With 11 holes to go in the final round, Lee was hovering around the cut line before he birdied four holes coming in and comfortably advanced.
And then at second stage, Lee battled through less-than-ideal weather at The Landings Club in Savannah before the skies cleared way from some low scores the final day – two 62s were recorded.
Lee notched a 68 of his own, a 4-under round that was punctuated by yet more Lee heroics – a hooped 40-foot birdie putt on the final hole to push Lee inside the cut.
“I let a little emotion out,” Lee said. “That was surreal.”
Lee was already banking on 12 KFT starts next year via a major medical, though with nothing after that should he fail to satisfy that extension. Punching his ticket to final stage meant Lee would have something to fall back on, and now, the only way he can improve his status for next year is by earning his PGA Tour card.
Early that next morning, Lee, still wired, awoke at 3:30 a.m. and found himself recounting all his successes – only this time, it didn’t take a phone call.
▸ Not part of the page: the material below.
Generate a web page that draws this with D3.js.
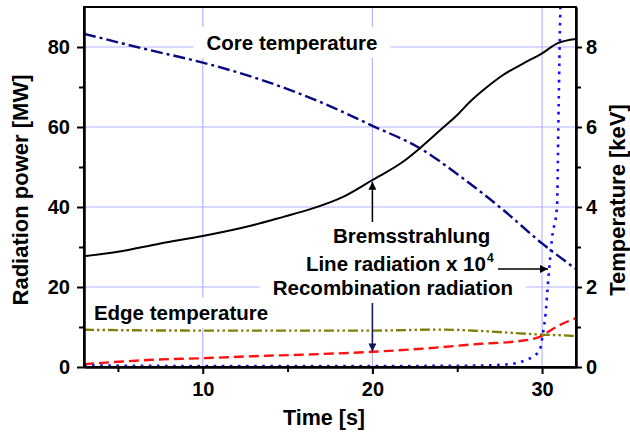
<!DOCTYPE html>
<html>
<head>
<meta charset="utf-8">
<script src="https://cdn.jsdelivr.net/npm/d3@7"></script>
<style>
body { margin: 0; background: #fff; }
svg { display: block; font-family: Arial, "Liberation Sans", sans-serif; font-weight: bold; }
</style>
</head>
<body>
<svg id="chart"></svg>
<script>
// ticks
var timeTicks = [10, 20, 30];
var timeMinor = [5, 15, 25];
var powerTicks = [0, 20, 40, 60, 80];
var powerMinor = [10, 30, 50, 70];
var tempTicks = [0, 2, 4, 6, 8];
var tempMinor = [1, 3, 5, 7];

// series: [time s, value]  (power in MW, temperature in keV)
var bremsstrahlung = [[3,27.7],[5,28.8],[7.5,30.9],[10,32.75],[13,35.5],[14.8,37.6],[16.3,39.4],[18.3,42.6],[20,46.75],[21.8,51.3],[22.8,54.7],[24.2,60],[25,63],[25.75,66.3],[26.7,69.8],[27.7,73],[28.9,75.9],[30,78.4],[30.9,80.9],[32,82]];
var lineRadiation = [[3,0.4],[6,0.3],[10,0.25],[15,0.25],[20,0.25],[25,0.3],[27,0.45],[28,0.7],[28.6,1.1],[29.2,2],[29.6,3],[29.85,4],[29.96,6],[30.08,9.2],[30.2,13],[30.33,20],[30.6,32.6],[30.88,40],[30.98,66],[31.08,90],[31.15,100]];
var recombination = [[3,0.7],[5,1.3],[7,1.8],[10,2.2],[13,2.7],[16,3.1],[20,3.8],[23,4.6],[26.4,5.8],[28.7,6.5],[29.9,7.6],[30.7,9.7],[31.3,11],[32,12.2]];
var coreTemperature = [[3,8.33],[6.7,7.94],[10,7.61],[13.8,7.13],[16.9,6.63],[20,6.03],[22.8,5.47],[25.2,4.76],[27.7,3.93],[30,3.09],[32,2.45]];
var edgeTemperature = [[3,0.93],[10,0.91],[20,0.91],[24,0.935],[26.4,0.9],[29.1,0.83],[30,0.81],[31.7,0.78],[32,0.77]];

var width = 630, height = 432;
var x = d3.scaleLinear().domain([3, 32]).range([84, 576]);
var yP = d3.scaleLinear().domain([0, 90]).range([367, 7]);
var yT = d3.scaleLinear().domain([0, 9]).range([367, 7]);

var svg = d3.select("#chart").attr("width", width).attr("height", height);

svg.append("defs").append("clipPath").attr("id", "plot")
	.append("rect")
	.attr("x", x.range()[0]).attr("y", yP.range()[1])
	.attr("width", x.range()[1] - x.range()[0])
	.attr("height", yP.range()[0] - yP.range()[1]);

var markers = [["arrowBlack", "#000"], ["arrowNavy", "#14145a"]];
svg.select("defs").selectAll("marker")
	.data(markers)
	.enter().append("marker")
	.attr("id", function(d) { return d[0]; })
	.attr("viewBox", "0 -5 10 10")
	.attr("refX", 10)
	.attr("refY", 0)
	.attr("markerUnits", "userSpaceOnUse")
	.attr("markerWidth", 9)
	.attr("markerHeight", 8)
	.attr("orient", "auto")
	.append("path")
	.attr("d", "M0,-5L10,0L0,5Z")
	.attr("fill", function(d) { return d[1]; });

var gridG = svg.append("g");
var boxG = svg.append("g");
var curveG = svg.append("g").attr("clip-path", "url(#plot)");
var axisG = svg.append("g");
var textG = svg.append("g");
var arrowG = svg.append("g");

// grid
gridG.selectAll("line.h")
	.data(powerTicks.filter(function(d) { return d > 0; }))
	.enter().append("line")
	.attr("x1", x.range()[0]).attr("x2", x.range()[1])
	.attr("y1", yP).attr("y2", yP)
	.attr("stroke", "#b4b4ff").attr("stroke-width", 1.2);
gridG.selectAll("line.v")
	.data(timeTicks)
	.enter().append("line")
	.attr("x1", x).attr("x2", x)
	.attr("y1", yP.range()[0]).attr("y2", yP.range()[1])
	.attr("stroke", "#b4b4ff").attr("stroke-width", 1.2);

// curves
var lineP = d3.line().x(function(d) { return x(d[0]); }).y(function(d) { return yP(d[1]); }).curve(d3.curveMonotoneX);
var lineT = d3.line().x(function(d) { return x(d[0]); }).y(function(d) { return yT(d[1]); }).curve(d3.curveMonotoneX);

var series = [
	{ data: edgeTemperature, line: lineT, color: "#80800a", width: 2.4, dash: "10,3,2.5,3,2.5,3" },
	{ data: coreTemperature, line: lineT, color: "#0a0a80", width: 2.4, dash: "12,4,3,4" },
	{ data: recombination, line: lineP, color: "#ff1010", width: 2.4, dash: "10,5" },
	{ data: lineRadiation, line: lineP, color: "#1010ff", width: 2.6, dash: "2.6,5.5" },
	{ data: bremsstrahlung, line: lineP, color: "#000", width: 2, dash: null }
];
series.forEach(function(s) {
	curveG.append("path")
		.attr("d", s.line(s.data))
		.attr("fill", "none")
		.attr("stroke", s.color)
		.attr("stroke-width", s.width)
		.attr("stroke-dasharray", s.dash);
});

// axes
function styleAxis(g) {
	g.attr("font-family", null).attr("font-size", 20).attr("font-weight", "bold");
	g.selectAll("path, line").attr("stroke", "#000").attr("stroke-width", 2);
	g.selectAll("text").attr("fill", "#000");
}
axisG.append("g").attr("transform", "translate(" + x.range()[0] + ",0)")
	.call(d3.axisLeft(yP).tickValues(powerTicks).tickSize(7).tickPadding(7).tickSizeOuter(0)).call(styleAxis);
axisG.append("g").attr("transform", "translate(" + x.range()[0] + ",0)")
	.call(d3.axisLeft(yP).tickValues(powerMinor).tickSize(5).tickFormat("").tickSizeOuter(0)).call(styleAxis);
axisG.append("g").attr("transform", "translate(" + x.range()[1] + ",0)")
	.call(d3.axisRight(yT).tickValues(tempTicks).tickSize(6).tickPadding(4).tickSizeOuter(0)).call(styleAxis);
axisG.append("g").attr("transform", "translate(" + x.range()[1] + ",0)")
	.call(d3.axisRight(yT).tickValues(tempMinor).tickSize(5).tickFormat("").tickSizeOuter(0)).call(styleAxis);
axisG.append("g").attr("transform", "translate(0," + yP.range()[0] + ")")
	.call(d3.axisBottom(x).tickValues(timeTicks).tickSize(7).tickPadding(8).tickSizeOuter(0)).call(styleAxis);
axisG.append("g").attr("transform", "translate(0," + yP.range()[0] + ")")
	.call(d3.axisBottom(x).tickValues(timeMinor).tickSize(5).tickFormat("").tickSizeOuter(0)).call(styleAxis);
axisG.append("rect")
	.attr("x", x.range()[0]).attr("y", yP.range()[1])
	.attr("width", x.range()[1] - x.range()[0])
	.attr("height", yP.range()[0] - yP.range()[1])
	.attr("fill", "none").attr("stroke", "#000").attr("stroke-width", 2);

// axis titles
axisG.append("text")
	.attr("transform", "translate(28,190) rotate(-90)")
	.attr("text-anchor", "middle").attr("font-size", 22)
	.text("Radiation power [MW]");
axisG.append("text")
	.attr("transform", "translate(625,200) rotate(-90)")
	.attr("text-anchor", "middle").attr("font-size", 22)
	.text("Temperature [keV]");
axisG.append("text")
	.attr("x", 324).attr("y", 425)
	.attr("text-anchor", "middle").attr("font-size", 21.5)
	.text("Time [s]");

// annotations: [label, time, MW, anchor]
var labels = [
	["Core temperature", 15.26, 79.25, "middle"],
	["Edge temperature", 8.72, 11.75, "middle"],
	["Bremsstrahlung", 22.31, 31, "middle"],
	["Line radiation x 10", 16.08, 24, "start"],
	["Recombination radiation", 21.21, 18, "middle"]
];
labels.forEach(function(l) {
	var t = textG.append("text")
		.attr("x", x(l[1])).attr("y", yP(l[2]))
		.attr("text-anchor", l[3]).attr("font-size", 20.5)
		.text(l[0]);
	if (l[0].indexOf("10") > 0) {
		t.append("tspan").attr("dx", 1).attr("dy", -9).attr("font-size", 12).text("4");
	}
	var b = t.node().getBBox();
	boxG.append("rect")
		.attr("x", b.x - 13).attr("y", b.y - 4)
		.attr("width", b.width + 26).attr("height", b.height + 8)
		.attr("fill", "#fff");
});

// arrows: [t1, MW1, t2, MW2, marker]
var arrows = [
	[20, 36.25, 20, 46.3, "arrowBlack", "#000"],
	[27.4, 24.5, 30.35, 24.5, "arrowBlack", "#000"],
	[20, 16, 20, 3.9, "arrowNavy", "#14145a"]
];
arrowG.selectAll("line")
	.data(arrows)
	.enter().append("line")
	.attr("x1", function(d) { return x(d[0]); })
	.attr("y1", function(d) { return yP(d[1]); })
	.attr("x2", function(d) { return x(d[2]); })
	.attr("y2", function(d) { return yP(d[3]); })
	.attr("stroke", function(d) { return d[5]; })
	.attr("stroke-width", 1.5)
	.attr("marker-end", function(d) { return "url(#" + d[4] + ")"; });
</script>
</body>
</html>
And by the next evening, he was home and planning a trip to the San Diego Zoo with his boys to kick off Thanksgiving week. After that, of course, it would be back to practice.
No longer confined to that public range, Lee belongs to a couple nice clubs these days, plus his TPC perks from being a KFT member.
Yet, he’s not lost the eagerness to grind away and prove to himself that he’s right where he belongs.